INPUT DATA |

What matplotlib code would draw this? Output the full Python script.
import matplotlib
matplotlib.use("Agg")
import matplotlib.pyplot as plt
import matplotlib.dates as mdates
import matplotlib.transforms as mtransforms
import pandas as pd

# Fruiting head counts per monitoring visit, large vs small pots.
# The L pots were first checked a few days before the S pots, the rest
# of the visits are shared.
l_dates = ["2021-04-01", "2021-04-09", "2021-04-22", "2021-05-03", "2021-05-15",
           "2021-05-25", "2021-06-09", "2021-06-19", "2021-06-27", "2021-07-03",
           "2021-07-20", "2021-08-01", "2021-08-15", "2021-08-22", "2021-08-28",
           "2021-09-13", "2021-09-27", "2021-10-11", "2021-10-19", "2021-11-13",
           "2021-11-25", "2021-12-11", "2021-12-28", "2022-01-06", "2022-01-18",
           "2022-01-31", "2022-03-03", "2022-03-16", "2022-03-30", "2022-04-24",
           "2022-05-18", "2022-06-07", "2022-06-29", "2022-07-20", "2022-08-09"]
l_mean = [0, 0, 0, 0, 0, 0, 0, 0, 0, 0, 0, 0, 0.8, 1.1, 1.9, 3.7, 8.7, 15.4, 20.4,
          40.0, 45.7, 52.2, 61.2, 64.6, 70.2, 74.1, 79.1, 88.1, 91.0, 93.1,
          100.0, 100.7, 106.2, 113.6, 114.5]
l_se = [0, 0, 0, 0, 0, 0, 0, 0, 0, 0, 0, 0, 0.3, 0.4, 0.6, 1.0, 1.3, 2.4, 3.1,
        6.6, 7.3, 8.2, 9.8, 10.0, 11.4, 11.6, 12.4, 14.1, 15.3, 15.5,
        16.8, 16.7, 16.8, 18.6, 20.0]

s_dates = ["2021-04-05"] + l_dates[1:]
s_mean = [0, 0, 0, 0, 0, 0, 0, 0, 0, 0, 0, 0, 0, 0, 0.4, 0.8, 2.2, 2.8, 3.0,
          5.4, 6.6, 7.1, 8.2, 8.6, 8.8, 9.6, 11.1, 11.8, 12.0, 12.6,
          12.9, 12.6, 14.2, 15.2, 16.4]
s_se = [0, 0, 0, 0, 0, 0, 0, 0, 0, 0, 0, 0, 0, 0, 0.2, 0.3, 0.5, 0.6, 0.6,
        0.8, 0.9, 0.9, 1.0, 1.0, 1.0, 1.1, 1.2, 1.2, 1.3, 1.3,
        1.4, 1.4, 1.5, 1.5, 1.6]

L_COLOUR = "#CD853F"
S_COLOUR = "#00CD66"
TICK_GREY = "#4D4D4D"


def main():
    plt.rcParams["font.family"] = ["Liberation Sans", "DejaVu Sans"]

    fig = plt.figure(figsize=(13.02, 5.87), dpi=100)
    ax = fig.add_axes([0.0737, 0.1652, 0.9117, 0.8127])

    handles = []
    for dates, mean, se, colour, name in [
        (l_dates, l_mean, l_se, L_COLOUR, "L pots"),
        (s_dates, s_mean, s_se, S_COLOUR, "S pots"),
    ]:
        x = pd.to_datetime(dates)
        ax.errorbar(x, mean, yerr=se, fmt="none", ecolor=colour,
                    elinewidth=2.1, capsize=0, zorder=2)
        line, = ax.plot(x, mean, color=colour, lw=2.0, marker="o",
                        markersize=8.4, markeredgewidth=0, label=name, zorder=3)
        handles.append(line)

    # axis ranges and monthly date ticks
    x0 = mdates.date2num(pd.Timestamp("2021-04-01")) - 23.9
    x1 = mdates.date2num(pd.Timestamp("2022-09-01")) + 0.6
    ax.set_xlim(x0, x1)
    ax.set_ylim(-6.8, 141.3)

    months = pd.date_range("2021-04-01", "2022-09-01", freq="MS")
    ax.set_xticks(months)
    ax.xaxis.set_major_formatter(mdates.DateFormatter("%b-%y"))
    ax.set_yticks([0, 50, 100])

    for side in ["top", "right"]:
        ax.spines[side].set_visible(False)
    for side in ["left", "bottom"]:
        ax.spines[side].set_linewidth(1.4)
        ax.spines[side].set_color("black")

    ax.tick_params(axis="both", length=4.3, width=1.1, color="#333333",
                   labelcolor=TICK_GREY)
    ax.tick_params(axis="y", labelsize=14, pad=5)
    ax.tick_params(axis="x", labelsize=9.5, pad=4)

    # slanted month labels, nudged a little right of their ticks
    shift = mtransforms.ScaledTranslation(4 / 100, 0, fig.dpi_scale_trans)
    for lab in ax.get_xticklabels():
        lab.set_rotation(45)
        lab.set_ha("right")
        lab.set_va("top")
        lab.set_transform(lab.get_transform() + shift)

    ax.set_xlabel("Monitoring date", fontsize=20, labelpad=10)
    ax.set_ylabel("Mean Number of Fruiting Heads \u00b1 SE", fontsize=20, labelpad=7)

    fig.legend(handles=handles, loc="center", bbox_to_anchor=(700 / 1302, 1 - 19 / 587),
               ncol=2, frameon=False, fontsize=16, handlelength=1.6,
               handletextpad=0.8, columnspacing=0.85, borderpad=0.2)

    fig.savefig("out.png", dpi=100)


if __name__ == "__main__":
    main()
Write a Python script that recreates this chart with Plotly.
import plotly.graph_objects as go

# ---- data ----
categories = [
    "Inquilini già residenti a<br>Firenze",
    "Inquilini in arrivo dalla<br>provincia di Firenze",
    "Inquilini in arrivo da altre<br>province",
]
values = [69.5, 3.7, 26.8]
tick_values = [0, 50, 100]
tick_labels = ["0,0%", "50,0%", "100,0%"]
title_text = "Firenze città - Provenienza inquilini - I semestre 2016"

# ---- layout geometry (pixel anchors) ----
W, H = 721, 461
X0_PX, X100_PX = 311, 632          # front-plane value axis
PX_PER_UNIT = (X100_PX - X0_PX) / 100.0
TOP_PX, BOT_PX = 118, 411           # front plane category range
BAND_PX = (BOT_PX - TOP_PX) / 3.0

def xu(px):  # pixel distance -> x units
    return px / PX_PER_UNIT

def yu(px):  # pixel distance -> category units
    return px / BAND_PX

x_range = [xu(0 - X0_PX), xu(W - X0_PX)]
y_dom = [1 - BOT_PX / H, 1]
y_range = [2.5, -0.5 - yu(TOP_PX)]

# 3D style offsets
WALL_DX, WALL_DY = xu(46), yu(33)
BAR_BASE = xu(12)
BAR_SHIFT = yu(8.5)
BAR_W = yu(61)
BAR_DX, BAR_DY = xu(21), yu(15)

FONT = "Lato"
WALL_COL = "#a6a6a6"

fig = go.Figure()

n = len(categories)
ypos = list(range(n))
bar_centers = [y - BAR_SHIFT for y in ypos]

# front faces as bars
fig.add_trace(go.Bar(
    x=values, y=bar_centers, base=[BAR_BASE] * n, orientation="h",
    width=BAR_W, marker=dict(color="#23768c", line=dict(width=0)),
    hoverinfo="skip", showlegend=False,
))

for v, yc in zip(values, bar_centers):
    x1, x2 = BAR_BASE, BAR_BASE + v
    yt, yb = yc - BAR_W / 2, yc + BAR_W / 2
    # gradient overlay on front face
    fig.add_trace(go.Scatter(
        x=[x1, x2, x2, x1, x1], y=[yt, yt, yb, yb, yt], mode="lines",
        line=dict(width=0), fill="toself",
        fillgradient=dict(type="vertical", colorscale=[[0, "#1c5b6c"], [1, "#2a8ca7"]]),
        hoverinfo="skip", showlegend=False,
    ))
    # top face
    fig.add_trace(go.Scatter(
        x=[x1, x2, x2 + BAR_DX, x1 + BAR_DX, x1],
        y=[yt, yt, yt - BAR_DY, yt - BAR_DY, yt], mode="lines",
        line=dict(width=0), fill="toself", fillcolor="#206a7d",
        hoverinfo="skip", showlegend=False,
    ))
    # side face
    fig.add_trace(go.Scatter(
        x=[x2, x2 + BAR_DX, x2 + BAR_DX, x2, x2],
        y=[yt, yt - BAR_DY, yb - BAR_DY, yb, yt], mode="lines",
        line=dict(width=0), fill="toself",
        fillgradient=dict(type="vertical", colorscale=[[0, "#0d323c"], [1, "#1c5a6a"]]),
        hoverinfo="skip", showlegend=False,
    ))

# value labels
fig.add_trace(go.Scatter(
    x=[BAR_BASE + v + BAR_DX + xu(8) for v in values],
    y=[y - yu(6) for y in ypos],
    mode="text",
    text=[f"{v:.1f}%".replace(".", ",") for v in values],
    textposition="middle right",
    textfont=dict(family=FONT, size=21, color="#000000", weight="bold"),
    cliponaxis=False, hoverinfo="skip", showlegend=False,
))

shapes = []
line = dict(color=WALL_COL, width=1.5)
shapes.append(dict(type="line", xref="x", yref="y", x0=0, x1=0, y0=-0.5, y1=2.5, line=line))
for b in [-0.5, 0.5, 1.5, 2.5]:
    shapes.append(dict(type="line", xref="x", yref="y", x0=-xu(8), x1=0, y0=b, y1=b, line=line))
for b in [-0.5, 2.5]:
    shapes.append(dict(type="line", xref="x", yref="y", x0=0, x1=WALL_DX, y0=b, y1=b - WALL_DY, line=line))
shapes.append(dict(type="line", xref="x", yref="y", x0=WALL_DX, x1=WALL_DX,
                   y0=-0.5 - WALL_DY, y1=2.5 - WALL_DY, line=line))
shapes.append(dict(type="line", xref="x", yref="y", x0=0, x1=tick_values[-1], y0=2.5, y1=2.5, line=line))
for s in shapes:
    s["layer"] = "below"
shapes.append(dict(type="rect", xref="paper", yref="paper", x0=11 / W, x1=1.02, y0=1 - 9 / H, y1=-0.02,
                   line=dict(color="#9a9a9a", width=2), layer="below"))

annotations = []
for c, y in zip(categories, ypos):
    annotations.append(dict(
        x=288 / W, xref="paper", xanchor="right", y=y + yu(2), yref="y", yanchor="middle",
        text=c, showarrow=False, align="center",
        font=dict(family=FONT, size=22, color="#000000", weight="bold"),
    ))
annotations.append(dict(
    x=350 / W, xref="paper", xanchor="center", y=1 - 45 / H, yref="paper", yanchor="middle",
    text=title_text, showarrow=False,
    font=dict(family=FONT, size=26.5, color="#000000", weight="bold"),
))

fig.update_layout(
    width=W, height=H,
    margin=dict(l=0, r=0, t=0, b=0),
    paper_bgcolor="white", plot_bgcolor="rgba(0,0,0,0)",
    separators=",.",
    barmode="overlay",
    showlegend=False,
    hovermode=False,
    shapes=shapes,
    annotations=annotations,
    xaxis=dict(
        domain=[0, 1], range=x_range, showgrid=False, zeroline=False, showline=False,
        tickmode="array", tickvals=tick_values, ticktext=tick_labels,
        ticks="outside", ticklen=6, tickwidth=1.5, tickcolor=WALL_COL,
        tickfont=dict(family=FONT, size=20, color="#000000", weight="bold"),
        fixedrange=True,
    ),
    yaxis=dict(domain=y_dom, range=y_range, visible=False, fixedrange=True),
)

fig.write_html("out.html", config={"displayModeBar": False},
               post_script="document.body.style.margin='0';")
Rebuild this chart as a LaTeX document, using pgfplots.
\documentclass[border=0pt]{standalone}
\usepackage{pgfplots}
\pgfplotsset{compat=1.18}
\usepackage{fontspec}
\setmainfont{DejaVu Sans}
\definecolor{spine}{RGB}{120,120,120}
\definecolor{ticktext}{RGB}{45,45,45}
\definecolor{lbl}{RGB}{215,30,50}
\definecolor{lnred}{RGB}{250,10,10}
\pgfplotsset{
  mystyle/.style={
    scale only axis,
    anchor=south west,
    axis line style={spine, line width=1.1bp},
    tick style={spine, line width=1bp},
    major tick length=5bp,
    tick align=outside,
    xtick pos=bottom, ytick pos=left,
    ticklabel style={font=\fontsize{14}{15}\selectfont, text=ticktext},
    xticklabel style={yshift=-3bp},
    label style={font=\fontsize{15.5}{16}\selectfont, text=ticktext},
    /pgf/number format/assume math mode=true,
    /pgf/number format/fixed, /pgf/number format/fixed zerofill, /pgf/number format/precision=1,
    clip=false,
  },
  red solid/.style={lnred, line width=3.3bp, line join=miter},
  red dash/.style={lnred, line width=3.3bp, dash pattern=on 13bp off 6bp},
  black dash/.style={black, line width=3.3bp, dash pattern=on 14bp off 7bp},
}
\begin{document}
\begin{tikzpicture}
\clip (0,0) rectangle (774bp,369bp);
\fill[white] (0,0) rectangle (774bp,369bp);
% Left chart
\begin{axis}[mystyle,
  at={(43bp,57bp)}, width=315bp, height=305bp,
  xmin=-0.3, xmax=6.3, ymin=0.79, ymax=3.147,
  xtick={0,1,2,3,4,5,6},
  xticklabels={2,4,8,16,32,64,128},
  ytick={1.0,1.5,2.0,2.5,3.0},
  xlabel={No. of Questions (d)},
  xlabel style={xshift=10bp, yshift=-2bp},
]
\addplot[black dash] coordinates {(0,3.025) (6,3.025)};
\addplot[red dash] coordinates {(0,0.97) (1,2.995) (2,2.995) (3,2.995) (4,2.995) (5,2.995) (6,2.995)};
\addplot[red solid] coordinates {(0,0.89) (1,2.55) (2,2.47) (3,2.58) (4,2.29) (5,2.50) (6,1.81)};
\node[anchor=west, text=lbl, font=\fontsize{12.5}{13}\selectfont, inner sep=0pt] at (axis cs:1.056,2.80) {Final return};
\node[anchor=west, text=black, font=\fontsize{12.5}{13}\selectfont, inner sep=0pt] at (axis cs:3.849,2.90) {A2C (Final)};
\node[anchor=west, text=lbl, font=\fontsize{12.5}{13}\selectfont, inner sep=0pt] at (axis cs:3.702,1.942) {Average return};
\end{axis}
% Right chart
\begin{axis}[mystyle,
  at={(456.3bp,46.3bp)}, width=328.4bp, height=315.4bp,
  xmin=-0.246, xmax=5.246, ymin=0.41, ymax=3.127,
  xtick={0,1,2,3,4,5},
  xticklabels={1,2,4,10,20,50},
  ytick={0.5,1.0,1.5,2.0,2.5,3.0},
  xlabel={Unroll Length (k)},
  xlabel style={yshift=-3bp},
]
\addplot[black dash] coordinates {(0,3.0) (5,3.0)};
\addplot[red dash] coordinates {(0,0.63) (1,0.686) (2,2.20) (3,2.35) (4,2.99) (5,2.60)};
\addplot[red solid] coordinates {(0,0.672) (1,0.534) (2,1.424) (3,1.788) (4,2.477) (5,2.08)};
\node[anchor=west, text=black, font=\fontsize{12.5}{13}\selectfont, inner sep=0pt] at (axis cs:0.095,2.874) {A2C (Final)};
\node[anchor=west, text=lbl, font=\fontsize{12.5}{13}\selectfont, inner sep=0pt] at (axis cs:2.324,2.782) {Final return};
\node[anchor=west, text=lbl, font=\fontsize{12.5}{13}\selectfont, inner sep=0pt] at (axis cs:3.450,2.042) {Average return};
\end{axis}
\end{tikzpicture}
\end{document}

EXERCISE DETAILS | Repeat exactly, please, each line from the beginning of the data through the line with "import pandas as pd" in it, and only those lines.

PROBLEM SOLUTION |
What matplotlib code would draw this? Output the full Python script.
import matplotlib
matplotlib.use("Agg")
import matplotlib.pyplot as plt
import matplotlib.dates as mdates
import matplotlib.transforms as mtransforms
import pandas as pd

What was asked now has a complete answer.